Cal.4th: “A partially open door by itself is not probable cause justifying warrantless search or seizure in a residence”

One man was stripping insulation from copper wire in front of a house. The door to the house was partially open. The police thought that a burglary was in progress. They made no effort to determine whether the person in the house lived there before they entered. He did, and the entry was unlawful. People v. Lujano, 2014 Cal. App. LEXIS 771 (4th Dist. August 26, 2014):

Neither did officers’ observations outside the house prior to making contact with defendant yield any facts from which they could have reasonably concluded a burglar was likely inside.
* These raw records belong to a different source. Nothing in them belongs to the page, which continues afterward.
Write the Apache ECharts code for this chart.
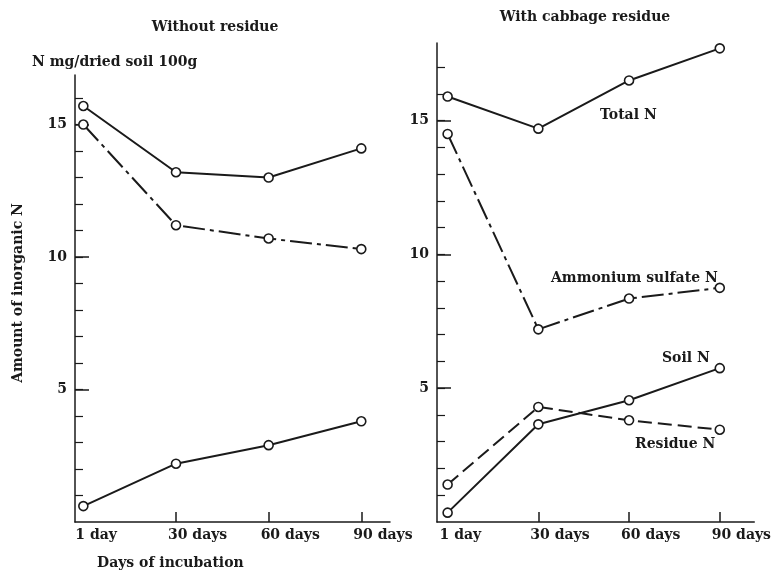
<!DOCTYPE html>
<html>
<head>
<meta charset="utf-8">
<script src="https://cdn.jsdelivr.net/npm/echarts@6/dist/echarts.min.js"></script>
<style>html,body{margin:0;padding:0;background:#fff;}#c{width:774px;height:574px;}</style>
</head>
<body>
<div id="c"></div>
<script>
const categories = ['1 day', '30 days', '60 days', '90 days'];
const leftTotal = [15.7, 13.2, 13.0, 14.1];
const leftAmmonium = [15.0, 11.2, 10.7, 10.3];
const leftSoil = [0.6, 2.2, 2.9, 3.8];
const rightTotal = [15.9, 14.7, 16.5, 17.7];
const rightAmmonium = [14.5, 7.2, 8.35, 8.75];
const rightSoil = [0.35, 3.65, 4.55, 5.75];
const rightResidue = [1.4, 4.3, 3.8, 3.45];
const yLabelTicks = [5, 10, 15];
const yMinorLeft = [1,2,3,4,5,6,7,8,9,10,11,12,13,14,15,16];
const yMinorRight = [1,2,3,4,5,6,7,8,9,10,11,12,13,14,15,16,17];

const FONT = 'DejaVu Serif';
const INK = '#1a1a1a';
const WEIGHT = 'bold';

function pts(arr) { return arr.map((v, i) => [i, v]); }

function xAxis(gridIndex, min, max) {
  return {
    type: 'value', gridIndex, min, max,
    axisLine: { show: true, onZero: false, lineStyle: { color: INK, width: 1.5 } },
    axisTick: { show: true, inside: true, length: 10, customValues: [1, 2, 3], lineStyle: { color: INK, width: 1.5 } },
    axisLabel: {
      customValues: [0, 1, 2, 3], formatter: v => categories[Math.round(v)] || '',
      align: 'left', padding: [0, 0, 0, -8], margin: 6,
      fontFamily: FONT, fontSize: 14, fontWeight: WEIGHT, color: INK
    },
    splitLine: { show: false }
  };
}
function yAxisMain(gridIndex, max, minor) {
  return {
    type: 'value', gridIndex, min: 0, max, position: 'left',
    axisLine: { show: true, onZero: false, lineStyle: { color: INK, width: 1.5 } },
    axisTick: { show: true, inside: true, length: 8, customValues: minor, lineStyle: { color: INK, width: 1.2 } },
    axisLabel: { customValues: yLabelTicks, margin: 8, fontFamily: FONT, fontSize: 14, fontWeight: WEIGHT, color: INK },
    splitLine: { show: false }
  };
}
function yAxisMajor(gridIndex, max) {
  return {
    type: 'value', gridIndex, min: 0, max, position: 'left',
    axisLine: { show: false, onZero: false },
    axisTick: { show: true, inside: true, length: 14, customValues: yLabelTicks, lineStyle: { color: INK, width: 1.5 } },
    axisLabel: { show: false },
    splitLine: { show: false }
  };
}

const DASHDOT = [22, 5, 4, 5];
const DASH = [14, 6];
function line(name, data, xi, yi, type) {
  return {
    name, type: 'line', xAxisIndex: xi, yAxisIndex: yi, data: pts(data),
    symbol: 'circle', symbolSize: 9, showSymbol: true,
    itemStyle: { color: '#fff', borderColor: INK, borderWidth: 1.6 },
    lineStyle: { color: INK, width: 2, type: type },
    z: 3
  };
}

const txt = (text, x, y, extra) => Object.assign({
  type: 'text', x, y,
  style: Object.assign({ text, fontFamily: FONT, fontSize: 14, fontWeight: WEIGHT, fill: INK, textAlign: 'left', textVerticalAlign: 'middle' }, extra || {})
});

const chart = echarts.init(document.getElementById('c'), null, { renderer: 'canvas' });
chart.setOption({
  backgroundColor: '#fff',
  animation: false,
  grid: [
    { left: 75, top: 75, width: 315, bottom: 52 },
    { left: 437, top: 43, right: 16, bottom: 52 }
  ],
  xAxis: [xAxis(0, -0.09, 3.31), xAxis(1, -0.117, 3.38)],
  yAxis: [yAxisMain(0, 16.87, yMinorLeft), yAxisMajor(0, 16.87), yAxisMain(1, 17.9, yMinorRight), yAxisMajor(1, 17.9)],
  series: [
    line('Total N', leftTotal, 0, 0, 'solid'),
    line('Ammonium sulfate N', leftAmmonium, 0, 0, DASHDOT),
    line('Soil N', leftSoil, 0, 0, 'solid'),
    line('Total N', rightTotal, 1, 2, 'solid'),
    line('Ammonium sulfate N', rightAmmonium, 1, 2, DASHDOT),
    line('Soil N', rightSoil, 1, 2, 'solid'),
    line('Residue N', rightResidue, 1, 2, DASH)
  ],
  graphic: [
    txt('Without residue', 215, 27, { textAlign: 'center' }),
    txt('With cabbage residue', 585, 17, { textAlign: 'center' }),
    txt('N mg/dried soil 100g', 32, 62),
    txt('Days of incubation', 97, 563),
    { type: 'text', x: 18, y: 293, rotation: Math.PI / 2,
      style: { text: 'Amount of inorganic N', fontFamily: FONT, fontSize: 14, fontWeight: WEIGHT, fill: INK, textAlign: 'center', textVerticalAlign: 'middle' } },
    txt('Total N', 600, 115),
    txt('Ammonium sulfate N', 551, 278),
    txt('Soil N', 662, 358),
    txt('Residue N', 635, 444)
  ]
});
</script>
</body>
</html>
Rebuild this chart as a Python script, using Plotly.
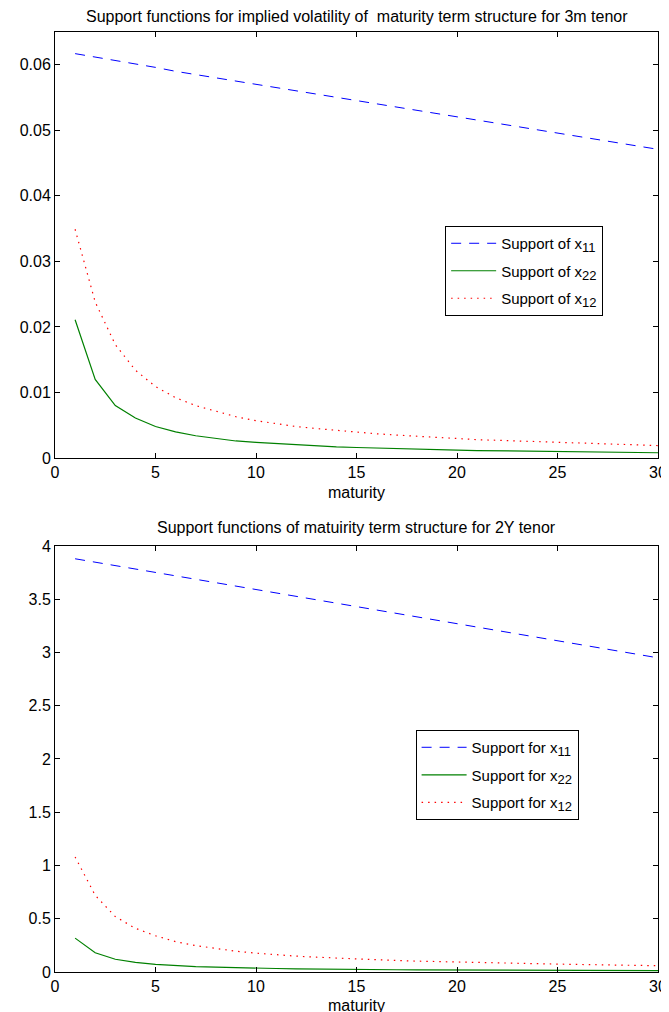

As noted, when the officers talked with Vargas, he explained he was visiting a resident named Rick. The officers may not have believed him, but “the explanation was not patently inconsistent, false, or inherently implausible. As such, it did not furnish a reasonable basis for suspecting criminal activity” with respect to Vargas, let alone defendant. (People v. Loewen (1983) 35 Cal.3d 117, 125 [196 Cal. Rptr. 846, 672 P.2d 436].) The officers observed a door was ajar, but there were no signs, for example, of forced entry. (Cf. Duncan, supra, 42 Cal.3d at p. 98 [presence of a television and other property beneath an open window reasonably suggested burglars might still be in the house, “‘collecting more loot’”].) A partially open door by itself is not probable cause justifying warrantless search or seizure in a residence, and nothing in our record suggests Officer Galbreath was aware of any additional facts tending to suggest either a burglary in progress, or the presence of the victim of a burglary in need of emergency care. (See Murdock v. Stout (9th Cir. 1995) 54 F.3d 1437, 1441 [officers did not have probable cause to enter a house based merely on neighbor’s report of suspicious activity and an open door, but did have probable cause based on other signs a resident should have been home, but might have been in danger or injured], abrogated on other grounds as recognized in LaLonde v. County of Riverside (9th Cir. 2000) 204 F.3d 947, 957.)